In the past 6 months I have been experimenting with solo story-game techniques, and I was happy to see the story-games community also moving in that direction with the RPG Solitaire Challenge.
These are some notes on what I saw working for me. They might apply only to me, but I’ll state them as principles, making it easier to quote them and challenge them.
The Principle of Immersive Action states that: all the normed, explicit actions that you perform within a game, make you feel more immersed in the game and make it more real and emotionally connected to you as a player. Short, easy, obvious actions with a minimal amount of player-generated-content work better than long actions requiring creative engagement.
When playing solo games, you are often asked to imagine a situation or a dialog. Well, it doesn’t work for me. If I am asked to write it, it works though. If I am asked to write it in generic terms, either I don’t do it, or it doesn’t work. If I am asked to do it within a very specific format and I don’t have to put too much imagination into it, then it works.

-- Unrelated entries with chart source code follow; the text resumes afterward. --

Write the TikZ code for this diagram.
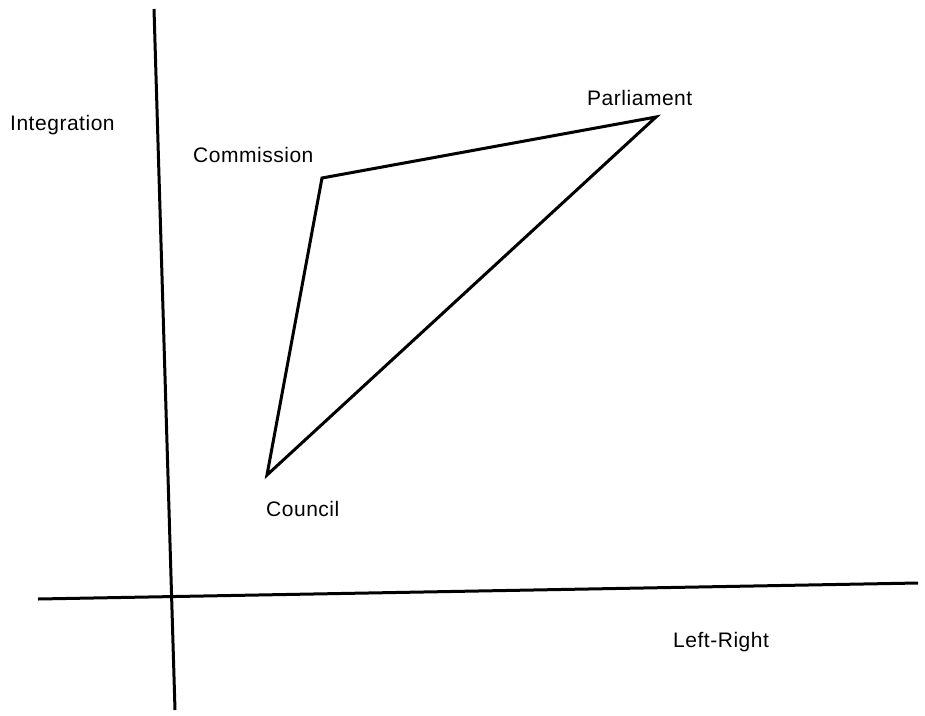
\documentclass[tikz,border=0pt]{standalone}
\usepackage{fontspec}
\setmainfont{Liberation Sans}[LetterSpace=2.5]
\begin{document}
\begin{tikzpicture}[x=1pt,y=-1pt,
  lbl/.style={anchor=base west,inner sep=0pt,font=\fontsize{21}{25}\selectfont},
  axis/.style={line width=3pt},
  edge/.style={line width=3pt,line join=miter}]
\useasboundingbox (0,0) rectangle (925,715);
\coordinate (vt) at (154,9);
\coordinate (vb) at (175,710);
\coordinate (hl) at (38,599);
\coordinate (hr) at (918,583);
\draw[axis] (vt) -- (vb);
\draw[axis] (hl) -- (hr);
\coordinate (com) at (322,178);
\coordinate (par) at (656,117);
\coordinate (cou) at (267,475);
\draw[edge] (com) -- (par) -- (cou) -- cycle;
\node[lbl] (lint) at (10,130) {Integration};
\node[lbl] (lcom) at (193,162) {Commission};
\node[lbl] (lpar) at (587,105) {Parliament};
\node[lbl] (lcou) at (266,516) {Council};
\node[lbl] (llr) at (673,647) {Left-Right};
\end{tikzpicture}
\end{document}
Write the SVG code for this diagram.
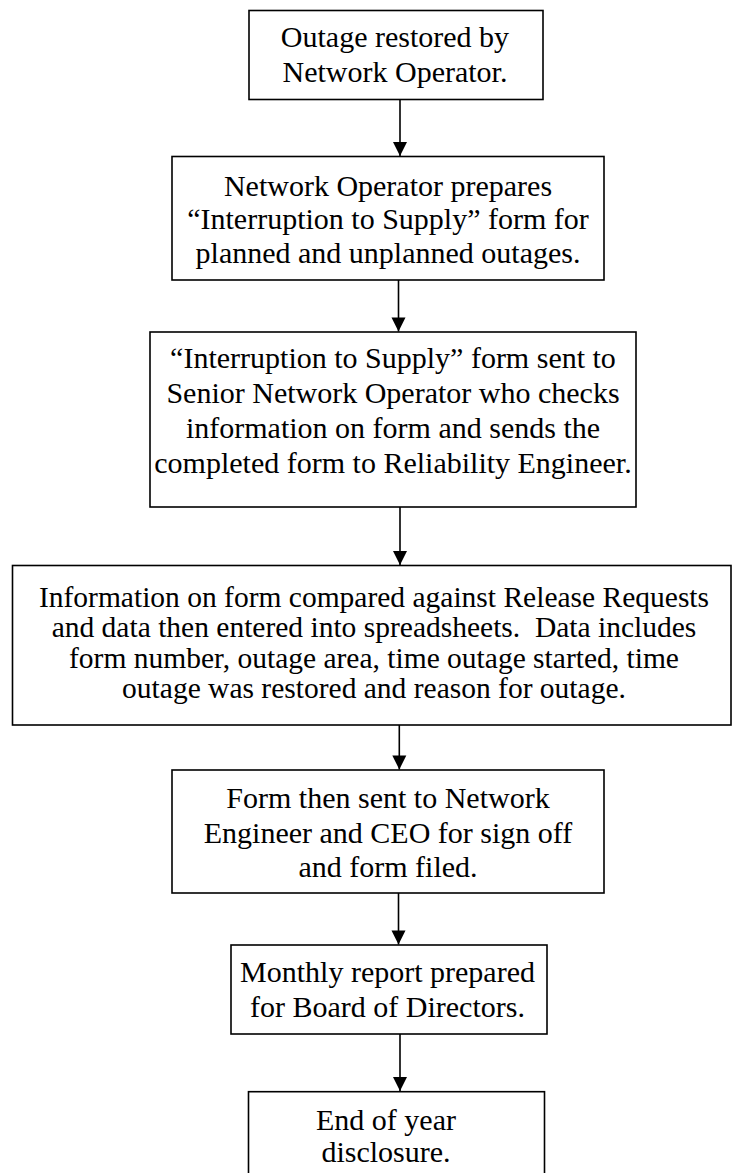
<svg xmlns="http://www.w3.org/2000/svg" width="732" height="1173" viewBox="0 0 732 1173">
<defs>
<style>
.box{fill:#fff;stroke:#000;stroke-width:1.6}
.t{font-family:"Liberation Serif","Times New Roman",serif;font-size:30px;fill:#000;text-anchor:middle}
.t4{font-size:29.5px}
.conn line{stroke:#000;stroke-width:1.6}
</style>
<marker id="ah" markerUnits="userSpaceOnUse" markerWidth="16" markerHeight="16" viewBox="0 0 16 16" refX="15" refY="8" orient="auto">
<path d="M1,1 L15,8 L1,15 Z" fill="#000"/>
</marker>
</defs>
<rect width="732" height="1173" fill="#fff"/>
<g id="n1">
<rect class="box" x="249" y="10.5" width="294" height="89"/>
<text class="t" x="395" y="46.7">Outage restored by</text>
<text class="t" x="395" y="81.7">Network Operator.</text>
</g>
<g id="n2">
<rect class="box" x="172" y="156.5" width="432" height="123.5"/>
<text class="t" x="388" y="195.5">Network Operator prepares</text>
<text class="t" x="388" y="229">“Interruption to Supply” form for</text>
<text class="t" x="388" y="262.5">planned and unplanned outages.</text>
</g>
<g id="n3">
<rect class="box" x="150" y="332" width="486" height="175"/>
<text class="t" x="393" y="368">“Interruption to Supply” form sent to</text>
<text class="t" x="393" y="403">Senior Network Operator who checks</text>
<text class="t" x="393" y="438">information on form and sends the</text>
<text class="t" x="393" y="473">completed form to Reliability Engineer.</text>
</g>
<g id="n4">
<rect class="box" x="12.5" y="565.5" width="718.5" height="159.5"/>
<text class="t t4" x="374" y="606.7">Information on form compared against Release Requests</text>
<text class="t t4" x="374" y="637.3">and data then entered into spreadsheets.&#160; Data includes</text>
<text class="t t4" x="374" y="667.7">form number, outage area, time outage started, time</text>
<text class="t t4" x="374" y="697.7">outage was restored and reason for outage.</text>
</g>
<g id="n5">
<rect class="box" x="172" y="770" width="432" height="123"/>
<text class="t" x="388" y="808">Form then sent to Network</text>
<text class="t" x="388" y="842.5">Engineer and CEO for sign off</text>
<text class="t" x="388" y="877">and form filed.</text>
</g>
<g id="n6">
<rect class="box" x="231" y="945" width="316" height="89"/>
<text class="t" x="387.5" y="981.7">Monthly report prepared</text>
<text class="t" x="387.5" y="1016.7">for Board of Directors.</text>
</g>
<g id="n7">
<rect class="box" x="248.5" y="1091.7" width="296" height="100"/>
<text class="t" x="386" y="1130">End of year</text>
<text class="t" x="386" y="1161.7">disclosure.</text>
</g>
<g id="connectors" class="conn">
<line x1="400" y1="99.5" x2="400" y2="156" marker-end="url(#ah)"/>
<line x1="398.5" y1="280" x2="398.5" y2="331.5" marker-end="url(#ah)"/>
<line x1="400" y1="507" x2="400" y2="565" marker-end="url(#ah)"/>
<line x1="399.3" y1="725" x2="399.3" y2="769.5" marker-end="url(#ah)"/>
<line x1="398.5" y1="893" x2="398.5" y2="944.5" marker-end="url(#ah)"/>
<line x1="400" y1="1034" x2="400" y2="1091" marker-end="url(#ah)"/>
</g>
</svg>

When I am asked to perform some ‘ritual writing’, even if it is something simple like ‘give a title to the scene’ or ‘give a one-line description of a character’, then my imagination is engaged and it fills the gaps with narrative emotional elements. If I am asked to directly engage the imagination like in ‘write 200 words describing the character’, then it doesn’t work and it feels heavy and contrived. It feels like I am writing literature and not playing a game.
Have you played solo story games? How does it feel for you?